In the lead-up to the meeting, van Baal noted that the resolution was intended to be supportive of Shell’s decarbonization efforts (however feeble or greenwashed they might actually be). “The position we take in supporting the Follow This climate resolution at Shell is not one that is targeted at Shell, nor is it intended to imply that we see you as a laggard on this issue,” the Church of England and the UK Environment Agency Pension Fund stated in a letter to Shell Chair Chad Holliday. “Rather, it is based on our belief that we need targets across the whole oil and gas sector, and not just at Shell.”
But “the Directors’ response to the resolution could potentially make shareholders forget the supportive nature of the resolution,” van Baal subsequently wrote. “Instead of embracing this supportive resolution, the directors recommend unanimously that shareholders vote against the climate resolution, thereby showing support for Shell’s current ambition.”
The Guardian reports that van Beurden “repeatedly defended” the company’s climate performance during the meeting, asserting that “this ambition is truly industry-leading, nobody else comes close.
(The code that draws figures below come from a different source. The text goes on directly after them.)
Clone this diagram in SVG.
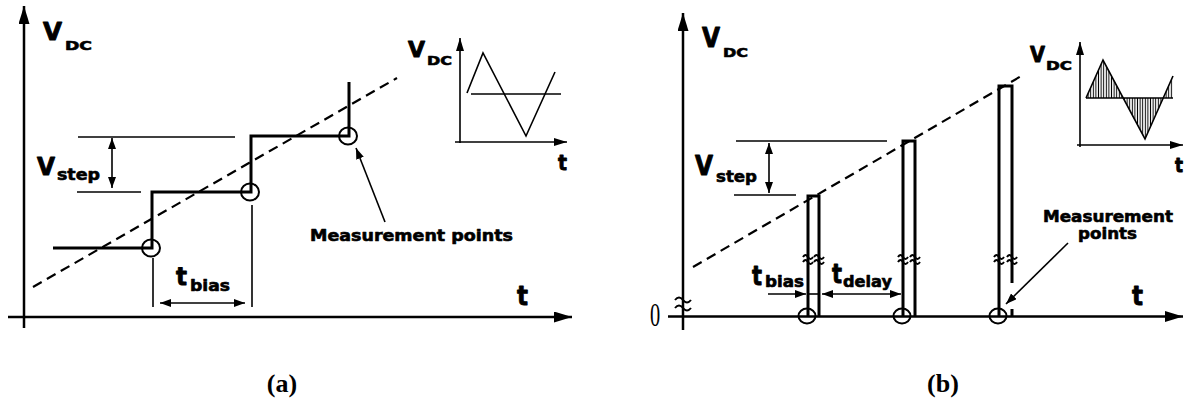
<svg xmlns="http://www.w3.org/2000/svg" width="1188" height="399" viewBox="0 0 1188 399">
<style>
.lbl{font-family:"DejaVu Sans","Liberation Sans",sans-serif;font-weight:bold;fill:#000;stroke:#000;stroke-width:0.9;stroke-linejoin:round}
.sm{stroke-width:0.6}
.cap{font-family:"Liberation Serif","Times New Roman",serif;font-weight:bold;font-size:26px;fill:#000}
.axis{stroke:#000;stroke-width:2.5;fill:none}
.thick{stroke:#000;stroke-width:3;fill:none;stroke-linejoin:miter}
.thin{stroke:#000;stroke-width:1.6;fill:none}
.dash{stroke:#000;stroke-width:2.2;fill:none;stroke-dasharray:10 6}
.circ{stroke:#000;stroke-width:2;fill:none}
.brk{stroke:#000;stroke-width:2;fill:none}
</style>
<defs>
<marker id="axArrow" viewBox="0 0 18 11" refX="18" refY="5.5" markerWidth="18" markerHeight="11" markerUnits="userSpaceOnUse" orient="auto"><path d="M0,0 L18,5.5 L0,11 z" fill="#000"/></marker>
<marker id="inArrow" viewBox="0 0 13 8" refX="13" refY="4" markerWidth="13" markerHeight="8" markerUnits="userSpaceOnUse" orient="auto"><path d="M0,0 L13,4 L0,8 z" fill="#000"/></marker>
<marker id="dimArrow" viewBox="0 0 11 8" refX="11" refY="4" markerWidth="11" markerHeight="8" markerUnits="userSpaceOnUse" orient="auto-start-reverse"><path d="M0,0 L11,4 L0,8 z" fill="#000"/></marker>
<pattern id="hatch" width="2.6" height="10" patternUnits="userSpaceOnUse"><line x1="1.3" y1="0" x2="1.3" y2="10" stroke="#000" stroke-width="1"/></pattern>
</defs>

<!-- ============ PANEL (a) ============ -->
<g id="panel-a-axes">
<line class="axis" x1="24" y1="328" x2="24" y2="6" marker-end="url(#axArrow)"/>
<line class="axis" x1="8" y1="317" x2="572" y2="317" marker-end="url(#axArrow)"/>
<text class="lbl" x="43" y="40" font-size="24" textLength="19" lengthAdjust="spacingAndGlyphs">V</text>
<text class="lbl sm" x="65" y="50" font-size="12" textLength="27" lengthAdjust="spacingAndGlyphs">DC</text>
<text class="lbl" x="517" y="305" font-size="26" textLength="11" lengthAdjust="spacingAndGlyphs">t</text>
</g>

<g id="panel-a-staircase">
<polyline class="thick" points="53,248 152,248 152,192 251,192 251,136 349,136 349,82"/>
<ellipse class="circ" cx="151" cy="248" rx="9" ry="8.5"/>
<ellipse class="circ" cx="250" cy="192" rx="9" ry="8.5"/>
<ellipse class="circ" cx="348" cy="136" rx="9" ry="8.5"/>
</g>

<g id="panel-a-ramp">
<line class="dash" x1="33" y1="287" x2="397" y2="78"/>
</g>

<g id="panel-a-vstep">
<line class="thin" x1="78" y1="137" x2="235" y2="137"/>
<line class="thin" x1="77" y1="192" x2="141" y2="192"/>
<line class="thin" x1="112" y1="138" x2="112" y2="188" marker-start="url(#dimArrow)" marker-end="url(#dimArrow)"/>
<text class="lbl" x="37" y="175" font-size="24" textLength="18" lengthAdjust="spacingAndGlyphs">V</text>
<text class="lbl sm" x="57" y="180" font-size="15" textLength="43" lengthAdjust="spacingAndGlyphs">step</text>
</g>

<g id="panel-a-tbias">
<line class="thin" x1="153" y1="258" x2="153" y2="307"/>
<line class="thin" x1="252" y1="205" x2="252" y2="307"/>
<line class="thin" x1="160" y1="303" x2="245" y2="303" marker-start="url(#dimArrow)" marker-end="url(#dimArrow)"/>
<text class="lbl" x="176" y="285" font-size="25" textLength="11" lengthAdjust="spacingAndGlyphs">t</text>
<text class="lbl sm" x="190" y="291" font-size="15" textLength="40" lengthAdjust="spacingAndGlyphs">bias</text>
</g>

<g id="panel-a-measurement">
<line class="thin" x1="385" y1="222" x2="356" y2="148" marker-end="url(#dimArrow)"/>
<text class="lbl sm" x="310" y="241" font-size="15" textLength="203" lengthAdjust="spacingAndGlyphs">Measurement points</text>
</g>

<g id="panel-a-inset">
<line class="thin" x1="460" y1="143" x2="460" y2="38" marker-end="url(#inArrow)"/>
<line class="thin" x1="455" y1="142" x2="567" y2="142" marker-end="url(#inArrow)"/>
<polyline class="thin" points="467,93 483,53 526,136 555,72"/>
<line class="thin" x1="471" y1="94" x2="561" y2="94"/>
<text class="lbl" x="408" y="57" font-size="22" textLength="17" lengthAdjust="spacingAndGlyphs">V</text>
<text class="lbl sm" x="427" y="65" font-size="12" textLength="25" lengthAdjust="spacingAndGlyphs">DC</text>
<text class="lbl" x="558" y="170" font-size="22" textLength="9" lengthAdjust="spacingAndGlyphs">t</text>
</g>

<text class="cap" x="282" y="392" text-anchor="middle">(a)</text>

<!-- ============ PANEL (b) ============ -->
<g id="panel-b-axes">
<line class="axis" x1="683" y1="330" x2="683" y2="13" marker-end="url(#axArrow)"/>
<line class="axis" x1="668" y1="316.5" x2="1183" y2="316.5" marker-end="url(#axArrow)"/>
<path class="brk" stroke-width="3" d="M675,300 q4,-5 8,0 t8,0 M675,308 q4,-5 8,0 t8,0"/>
<text x="655" y="326" font-family="Liberation Serif, serif" font-size="34" text-anchor="middle" transform="translate(655 0) scale(0.6 1) translate(-655 0)">0</text>
<text class="lbl" x="702" y="47" font-size="26" textLength="18" lengthAdjust="spacingAndGlyphs">V</text>
<text class="lbl sm" x="723" y="57" font-size="12" textLength="25" lengthAdjust="spacingAndGlyphs">DC</text>
<text class="lbl" x="1132" y="305" font-size="26" textLength="11" lengthAdjust="spacingAndGlyphs">t</text>
</g>

<g id="panel-b-ramp">
<line class="dash" x1="693" y1="267" x2="1023" y2="75"/>
</g>

<g id="panel-b-pulse1">
<path class="thick" d="M808,316 V196 H819 V316"/>
<path class="brk" d="M803,257 q2.5,-4 5,0 t5,0 M803,262 q2.5,-4 5,0 t5,0 M814,257 q2.5,-4 5,0 t5,0 M814,262 q2.5,-4 5,0 t5,0"/>
<ellipse class="circ" cx="807" cy="316" rx="8.5" ry="7.5"/>
</g>

<g id="panel-b-pulse2">
<path class="thick" d="M903,316 V141 H915 V316"/>
<path class="brk" d="M898,257 q2.5,-4 5,0 t5,0 M898,262 q2.5,-4 5,0 t5,0 M910,257 q2.5,-4 5,0 t5,0 M910,262 q2.5,-4 5,0 t5,0"/>
<ellipse class="circ" cx="902" cy="316" rx="8.5" ry="7.5"/>
</g>

<g id="panel-b-pulse3">
<path class="thick" d="M999,316 V86 H1012 V283 M1012,309 V316"/>
<path class="brk" d="M994,257 q2.5,-4 5,0 t5,0 M994,262 q2.5,-4 5,0 t5,0 M1007,257 q2.5,-4 5,0 t5,0 M1007,262 q2.5,-4 5,0 t5,0"/>
<ellipse class="circ" cx="998" cy="316" rx="8.5" ry="7.5"/>
</g>

<g id="panel-b-vstep">
<line class="thin" x1="736" y1="141" x2="887" y2="141"/>
<line class="thin" x1="734" y1="195" x2="796" y2="195"/>
<line class="thin" x1="769" y1="143" x2="769" y2="193" marker-start="url(#dimArrow)" marker-end="url(#dimArrow)"/>
<text class="lbl" x="695" y="175" font-size="26" textLength="18" lengthAdjust="spacingAndGlyphs">V</text>
<text class="lbl sm" x="716" y="182" font-size="15" textLength="41" lengthAdjust="spacingAndGlyphs">step</text>
</g>

<g id="panel-b-timing">
<line class="thin" x1="768" y1="294" x2="806" y2="294" marker-end="url(#dimArrow)"/>
<line class="thin" x1="808" y1="294" x2="819" y2="294"/>
<line class="thin" x1="822" y1="294" x2="901" y2="294" marker-start="url(#dimArrow)" marker-end="url(#dimArrow)"/>
<text class="lbl" x="752" y="285" font-size="26" textLength="10" lengthAdjust="spacingAndGlyphs">t</text>
<text class="lbl sm" x="765" y="287" font-size="15" textLength="39" lengthAdjust="spacingAndGlyphs">bias</text>
<text class="lbl" x="832" y="283" font-size="26" textLength="10" lengthAdjust="spacingAndGlyphs">t</text>
<text class="lbl sm" x="843" y="287" font-size="15" textLength="49" lengthAdjust="spacingAndGlyphs">delay</text>
</g>

<g id="panel-b-measurement">
<line class="thin" x1="1068" y1="243" x2="1006" y2="304" marker-end="url(#dimArrow)"/>
<text class="lbl sm" x="1043" y="222" font-size="15" textLength="130" lengthAdjust="spacingAndGlyphs">Measurement</text>
<text class="lbl sm" x="1078" y="239" font-size="15" textLength="59" lengthAdjust="spacingAndGlyphs">points</text>
</g>

<g id="panel-b-inset">
<polygon points="1086,98 1103,60 1123.2,98" fill="url(#hatch)"/>
<polygon points="1123.2,98 1145,139 1163.2,98" fill="url(#hatch)"/>
<polygon points="1163.2,98 1173,76 1173,98" fill="url(#hatch)"/>
<line class="thin" x1="1080" y1="147" x2="1080" y2="42" marker-end="url(#inArrow)"/>
<line class="thin" x1="1077" y1="145" x2="1183" y2="145" marker-end="url(#inArrow)"/>
<polyline class="thin" points="1086,98 1103,60 1145,139 1173,76"/>
<line class="thin" stroke-width="2.5" x1="1086" y1="98" x2="1173" y2="98"/>
<text class="lbl" x="1030" y="62" font-size="22" textLength="15" lengthAdjust="spacingAndGlyphs">V</text>
<text class="lbl sm" x="1046" y="70" font-size="12" textLength="26" lengthAdjust="spacingAndGlyphs">DC</text>
<text class="lbl" x="1175" y="172" font-size="20" textLength="8" lengthAdjust="spacingAndGlyphs">t</text>
</g>

<text class="cap" x="943" y="392" text-anchor="middle">(b)</text>
</svg>
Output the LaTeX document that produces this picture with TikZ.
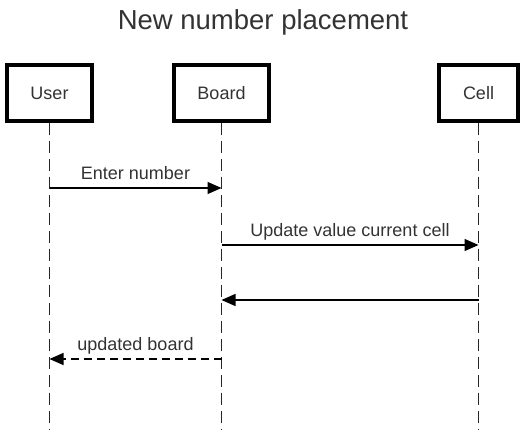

It is seriously ambitious.”
At the BP AGM on Monday, meanwhile, CEO Bob Dudley said the company was “wary of the risk of lawsuits related to climate change,” Bloomberg reports, after paying more than US$65 billion in legal costs for the 2010 Deepwater Horizon disaster.
Dudley “raised the topic of class action lawsuits twice during the company’s annual general meeting,” the news agency notes, “saying he wouldn’t disclose certain climate targets, or even answer some questions from activist investors, because the risk of legal action in the U.S. was too high.”
“You want to get us to make statements here in front of you that you can document that will lead to a class action,” he said, in response to a question from the Union of Concerned Scientists about upcoming U.S. litigation against fossil companies. He added that that kind of legal action is “a business model in the United States”.